As luck would have it, the afternoon this phone call takes place Mark Healey and I had just spent the hours prior engaged in the same pursuit-mending chook sheds.
Mine had required reinforcing after a wily fox crept in under the dead of night and made off with a prized bird, leaving a trail of blood, feathers, and a gaping hole in the fence in its wake.
I wondered if Mark’s issue was the same.
“No, it’s just raining hard I’m just putting up some plastic to keep them dry,” he begins.
“We don’t have foxes here, or snakes or birds of prey. We have mongoose and they’ll get the smaller chicks and eggs, but the chickens have it pretty easy really.”
What follows is a short detour in conversation toward the early British explorers’ habit of introducing vermin to foreign lands and Captain Cook’s gruesome demise in Hawaii before returning to the topic of interest-the recently run Eddie Aikau Big Wave Invitational and one wave in particular.
Much has been said and shown of the event in the days since and I had reached out to Mark the day after but as could be expected-he’d had a lot to take in.

Tracks : You come down from that comp yet?
Kinda, I mean, I’ve been busy celebrating and have been pretty sore, but it’s time to get focused and start taking care of business again and today feels like the first day of starting to reorganise my life.
One of the most reoccurring comments was that it didn’t look like a competition, more of a spectacle, what was it like from within?
Mark: It was completely different from anything I’ve experienced within surfing or a surf competition. It was one part family reunion, one part church service and maybe just one part competition. Even the most competitive people out there were taking a moment. We were all just so happy and fortunate to be a part of it.

What were the bouys reading the night before?
About 9pm I was getting ready to go to bed and they were 27 feet at 19 seconds.
Geez Lousie.
Yeah, I had a hard time believing it. I thought there’d been some sort of misreading. I mean, 20 feet at 20 seconds would have been good enough for the Eddie, but yeah, I went back out and got a bigger board ready after that. Like, for sure the Eddie. They were some incredible readings.
Can we dissect that bomb you got into during your second-round heat? From the cheap seats it looked like you were blown off the back, which may have been a good thing?
I was inside the rest of the pack when a giant set came but we were way outside further into the channel so there were no landmarks whatsoever, so it was more of a gut feeling thing. The wave started to feather and everyone else was paddling up the thing and I thought, “I might be in a catchable spot here,” so I turned around and started paddling as hard as I could. Immediately, I was in the air just hovering and I reconnected with a little ledge. My board was already at a bit of an angle because I was aiming to head toward the middle of the bay if I dropped in, but there was so much wind coming up the face it grabbed the bottom of my board, chucked me into the air and off the back.

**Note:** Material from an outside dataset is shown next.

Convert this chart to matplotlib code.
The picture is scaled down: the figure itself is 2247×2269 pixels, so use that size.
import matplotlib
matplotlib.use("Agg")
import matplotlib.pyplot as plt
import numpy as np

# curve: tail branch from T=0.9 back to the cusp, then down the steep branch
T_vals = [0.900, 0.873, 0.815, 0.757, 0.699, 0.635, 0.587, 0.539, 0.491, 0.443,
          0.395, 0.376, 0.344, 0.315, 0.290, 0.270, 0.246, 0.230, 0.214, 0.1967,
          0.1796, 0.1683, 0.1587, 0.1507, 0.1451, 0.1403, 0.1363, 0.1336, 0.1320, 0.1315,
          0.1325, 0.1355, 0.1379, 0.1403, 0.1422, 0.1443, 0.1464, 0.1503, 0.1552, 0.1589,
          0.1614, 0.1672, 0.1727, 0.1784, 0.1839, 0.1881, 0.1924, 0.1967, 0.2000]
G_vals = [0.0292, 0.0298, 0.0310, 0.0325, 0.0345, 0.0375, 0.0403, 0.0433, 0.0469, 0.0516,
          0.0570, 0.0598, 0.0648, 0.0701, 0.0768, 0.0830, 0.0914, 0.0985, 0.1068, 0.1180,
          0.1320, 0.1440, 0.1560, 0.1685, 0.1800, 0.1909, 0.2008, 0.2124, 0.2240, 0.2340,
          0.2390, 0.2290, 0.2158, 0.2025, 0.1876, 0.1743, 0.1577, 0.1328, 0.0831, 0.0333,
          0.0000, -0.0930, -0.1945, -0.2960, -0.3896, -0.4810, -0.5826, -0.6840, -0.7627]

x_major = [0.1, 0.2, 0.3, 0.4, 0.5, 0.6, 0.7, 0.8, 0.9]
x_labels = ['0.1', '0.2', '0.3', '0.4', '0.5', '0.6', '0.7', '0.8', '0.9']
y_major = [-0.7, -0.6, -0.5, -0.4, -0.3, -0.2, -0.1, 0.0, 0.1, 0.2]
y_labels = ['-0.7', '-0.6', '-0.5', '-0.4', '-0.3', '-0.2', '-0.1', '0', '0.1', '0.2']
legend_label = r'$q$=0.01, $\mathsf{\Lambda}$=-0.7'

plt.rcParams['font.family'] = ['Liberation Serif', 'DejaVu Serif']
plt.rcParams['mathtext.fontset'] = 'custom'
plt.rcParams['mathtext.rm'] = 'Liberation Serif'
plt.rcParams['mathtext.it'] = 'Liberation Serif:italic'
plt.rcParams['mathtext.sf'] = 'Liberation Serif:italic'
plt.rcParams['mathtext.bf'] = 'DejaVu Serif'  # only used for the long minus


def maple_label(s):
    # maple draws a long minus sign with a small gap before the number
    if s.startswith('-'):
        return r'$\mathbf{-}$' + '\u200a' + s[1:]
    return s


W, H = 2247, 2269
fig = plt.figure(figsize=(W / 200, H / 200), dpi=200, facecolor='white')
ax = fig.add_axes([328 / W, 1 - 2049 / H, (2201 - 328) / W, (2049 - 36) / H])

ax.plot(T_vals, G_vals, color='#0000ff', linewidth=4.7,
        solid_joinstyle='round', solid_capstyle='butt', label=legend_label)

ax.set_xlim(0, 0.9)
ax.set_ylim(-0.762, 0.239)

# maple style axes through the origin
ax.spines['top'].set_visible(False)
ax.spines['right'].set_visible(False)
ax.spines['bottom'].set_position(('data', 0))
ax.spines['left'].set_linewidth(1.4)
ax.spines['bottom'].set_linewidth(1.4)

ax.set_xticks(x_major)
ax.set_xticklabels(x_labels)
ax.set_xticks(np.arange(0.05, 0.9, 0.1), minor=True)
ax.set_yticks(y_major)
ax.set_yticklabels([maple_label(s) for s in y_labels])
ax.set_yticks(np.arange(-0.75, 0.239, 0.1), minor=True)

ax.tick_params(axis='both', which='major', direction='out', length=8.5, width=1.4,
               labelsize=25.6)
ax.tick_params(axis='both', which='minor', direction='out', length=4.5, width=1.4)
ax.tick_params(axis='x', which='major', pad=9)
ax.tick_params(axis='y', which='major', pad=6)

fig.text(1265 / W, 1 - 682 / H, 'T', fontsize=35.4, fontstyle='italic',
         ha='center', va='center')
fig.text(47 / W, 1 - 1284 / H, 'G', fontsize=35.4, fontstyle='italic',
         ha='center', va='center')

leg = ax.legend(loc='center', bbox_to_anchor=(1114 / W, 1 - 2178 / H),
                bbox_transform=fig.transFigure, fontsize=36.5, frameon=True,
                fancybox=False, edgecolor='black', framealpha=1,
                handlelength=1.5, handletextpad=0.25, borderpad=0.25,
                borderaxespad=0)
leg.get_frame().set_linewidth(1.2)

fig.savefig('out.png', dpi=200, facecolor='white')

You’re quite a methodical guy so I’m guessing you’ve gone back and analysed that wave. Think you could have done anything different to get into it?
I’ve watched it back in slow mo, had I angled a little straighter, almost like I was going to go left I would have had better odds for sure. Then again, had I reconnected the remaining 20 feet of face would have bottomed out on me.

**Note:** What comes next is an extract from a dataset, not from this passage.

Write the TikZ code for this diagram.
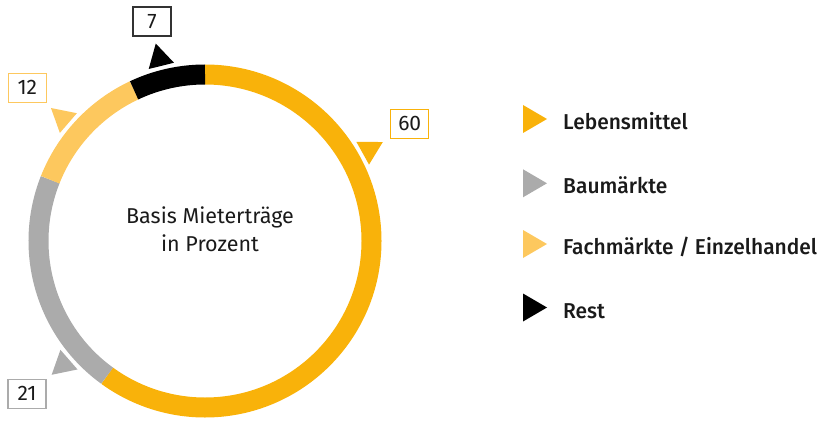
\documentclass[tikz,border=0pt]{standalone}
\usepackage{fontspec}
\setmainfont{Fira Sans}[BoldFont={Fira Sans Medium}]
\newfontfamily\legfont{Fira Sans Medium}[FakeStretch=0.975]
\usetikzlibrary{calc}
\definecolor{cOrange}{HTML}{F9B20A}
\definecolor{cLight}{HTML}{FDC85E}
\definecolor{cGray}{HTML}{ABABAB}
\definecolor{cBlack}{HTML}{000000}
\definecolor{txt}{HTML}{1A1A1A}
\definecolor{boxdark}{HTML}{333333}
\begin{document}
\begin{tikzpicture}[x=1pt,y=1pt,
  seg/.style={line width=20pt},
  numbox/.style={draw, line width=1.1pt, minimum width=38pt, minimum height=29pt, inner sep=0pt, font=\fontsize{21}{21}\selectfont, text=txt},
  legtext/.style={anchor=base west, inner sep=0pt, font=\legfont\fontsize{21.5}{21.5}\selectfont, text=txt},
  centertext/.style={align=center, inner sep=0pt, font=\fontsize{21.5}{28.7}\selectfont, text=txt}]
\useasboundingbox (0,0) rectangle (826,429);
\coordinate (C) at (205,188);
% ring
\draw[seg, cOrange] ($(C)+(90:166.5)$) arc[start angle=90, end angle=-126, radius=166.5];
\draw[seg, cGray] ($(C)+(234:166.5)$) arc[start angle=234, end angle=158.4, radius=166.5];
\draw[seg, cLight] ($(C)+(158.4:166.5)$) arc[start angle=158.4, end angle=115.2, radius=166.5];
\draw[seg, cBlack] ($(C)+(115.2:166.5)$) arc[start angle=115.2, end angle=90, radius=166.5];
% ring markers
\fill[cOrange, shift={(C)}, rotate=29.1] (180.5,-13) -- (180.5,13) -- (203.5,0) -- cycle;
\fill[cBlack, shift={(C)}, rotate=104] (180.5,-13) -- (180.5,13) -- (203.5,0) -- cycle;
\fill[cLight, shift={(C)}, rotate=139.2] (180.5,-13) -- (180.5,13) -- (203.5,0) -- cycle;
\fill[cGray, shift={(C)}, rotate=221.1] (180.5,-13) -- (180.5,13) -- (203.5,0) -- cycle;
% value boxes
\node[numbox, draw=cOrange] (v60) at (409.7,305.3) {60};
\node[numbox, draw=boxdark] (v7) at (152,407.5) {7};
\node[numbox, draw=cLight] (v12) at (27.3,341.2) {12};
\node[numbox, draw=cGray] (v21) at (27,35.2) {21};
% centre text
\node[centertext, anchor=base] (ct1) at (210,206) {Basis Mieterträge};
\node[centertext, anchor=base] (ct2) at (210,177.3) {in Prozent};
% legend
\fill[cOrange] (523,324) -- (523,296) -- (547,310) -- cycle;
\fill[cGray] (523,259.7) -- (523,231.7) -- (547,245.7) -- cycle;
\fill[cLight] (523,199) -- (523,171) -- (547,185) -- cycle;
\fill[cBlack] (523,135.5) -- (523,107.5) -- (547,121.5) -- cycle;
\node[legtext] (l1) at (563,299.5) {Lebensmittel};
\node[legtext] (l2) at (563,235.5) {Baumärkte};
\node[legtext] (l3) at (563,174.5) {Fachmärkte / Einzelhandel};
\node[legtext] (l4) at (563,111) {Rest};
\end{tikzpicture}
\end{document}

So, crisis averted in a way perhaps, but what happened after that? From memory that was the first wave of a very beefy set.
Oh yeah, there was another one behind it. I swam through it just hoping my leash wouldn’t break, which it fortunately didn’t. I got dragged somewhat but pulled through and paddled back into the lineup.
You placed third, but had you made that one, the result could have been different-did it sting a little?
No, that’s what happens at every event, and this was the most special event I’ve ever been in, and I tried my hardest. I’m not really upset because I tried my best to get down the face of that thing.
What were you riding throughout the day?
I rode a 9’8” Ron Meeks in the first heat and a 10’4” Paddilac in the second.
You are known for going left at Waimea, was that even an option on the day?
No, I sniffed around during the first heat but there was no option for that whatsoever.
And there was another one later in the event where you were gunning for the shore break and got flogged by what looked like a left coming toward the right?
That was the worst flogging I got in the event. I got my ass handed to me. After it pounded me, I got rolled all the way into the shore break and I felt myself go over the falls. I had to pull my inflation because I figured I would have nothing left in the gas tank by the time I get to the beach.
I imagine being tethered to a very big and buoyant board would have made that all the more difficult?
Oh yeah, you’re probably not going to look cool doing it, it wouldn’t have been the most graceful thing for sure.
You’ve since posted your summary on your YouTube channel – Koa Rothman, Nathan Fletcher and a few others have done the same. As surf-related sponsorships dry up, is YouTube the new revenue pathway?
I shifted away from the surf industry some years ago because I saw the trajectory with which it was headed, so I’m not stressed about the sponsorship side of things. It’s another tool. I just wanted an excuse to do all the trips I like to do and get them funded.
Your on-screen presence looks a lot more relaxed these days.
That’s one of the best things about getting older, you start giving less of a shit and things just go better that way. That’s the nature of the content that goes better anyway, people have so many options, I think they know when people are being dishonest or not themselves.